One excellent commercial break later (remind me to write a separate article about the ads in this thing), T is on stage along with a large children's choir that has spontaneously appeared. He's going to tell the story of the first Christmas, and if he wants to lend it any sort of dignity, he probably shouldn't have removed his hat and exposed his zany trademark mohawk. I thought they were going to keep the hat on him the entire time just for that reason.

"Heeey, two thousan' years ago, was the most famous night in the history of the world. I ain't just talkin' about the big things, I'm talkin' about the little things also. We even know what the weather was like that night." He's leading into "It Came Upon A Midnight Clear," which he thankfully doesn't sing. He does, however, pretend to conduct the choir by waving his hands back and forth. They also sing "O Little Town of Bethlehem," "We Three Kings of Orient Are" and "Silent Night." For kids, they're really really good. And since they're standing next to Mr. T doing his wacky meditative arm motions, it makes for the strangest clash in tone I've ever seen.

As "Silent Night" is wrapping up, two figures slowly climb down the steps, silently, to the back of Lewis who's blissfully unaware. They are, of course, his parents. But no one calls attention to them, even though they're right there and everybody knows what's coming, for at least five minutes. Instead T leads into another song by pondering if Baby Jesus ever smiled or not. And so the choir sings...."O Come All Ye Faithful." Oops?

The songs are now finished and the show's wrapping up. Lewis turns to Mr. T and asks, "Can I ask a very special favor of you?"
"Sure anything, little buddy," replies T.
"I'd like to go home now." Can't say I blame him.

Lewis finally sees his parents behind him, and runs to hug them, but not before giving Mr.

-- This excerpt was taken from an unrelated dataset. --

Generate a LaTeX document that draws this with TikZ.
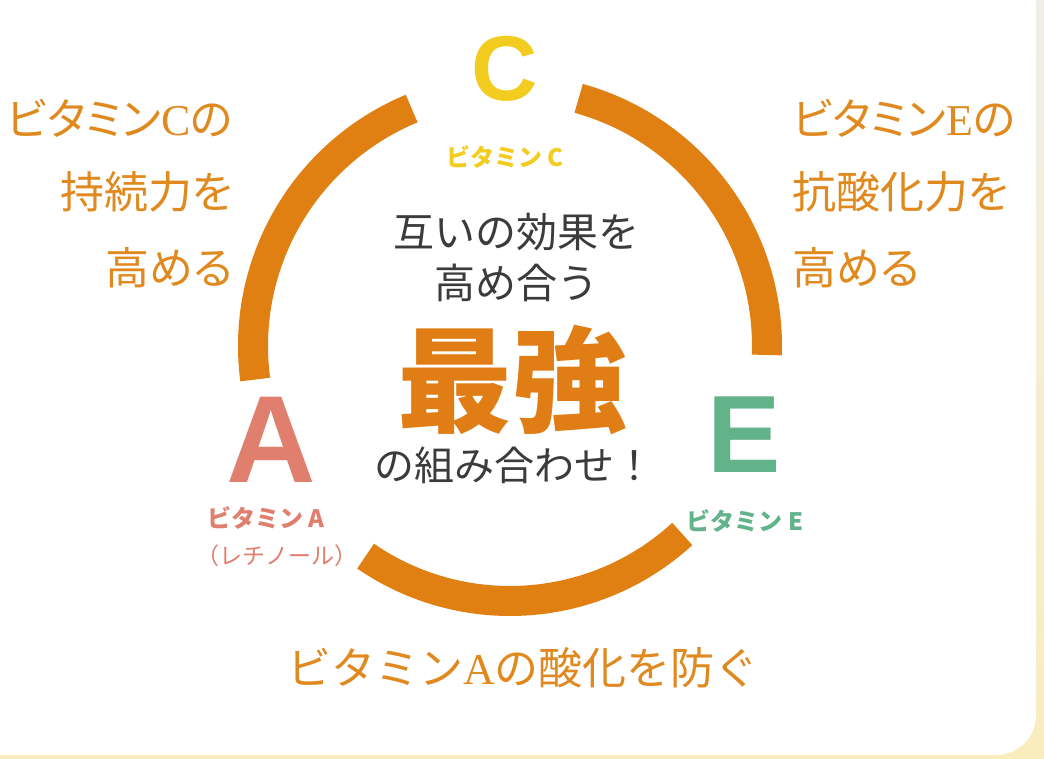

T a dollar. Why did he give T a dollar? Hey, why did anything we saw tonight just happen? Some questions are pointless to ask.

Why didn't it fit in?
Not only is this a misfit amongst Christmas specials, it's a misfit amongst our plane of existence in general. It may be the most misfit-y special of them all, and I know I said that already, but these finds keep topping themselves. At least "The Great Bear Scare" aired on the wrong holiday, and not the wrong planet.

Hey, can anyone answer me this: when the cameras at Webster turned off, was he like Baby Herman? Did he puff on a cigar and hit on stage workers? There must be a reel somewhere.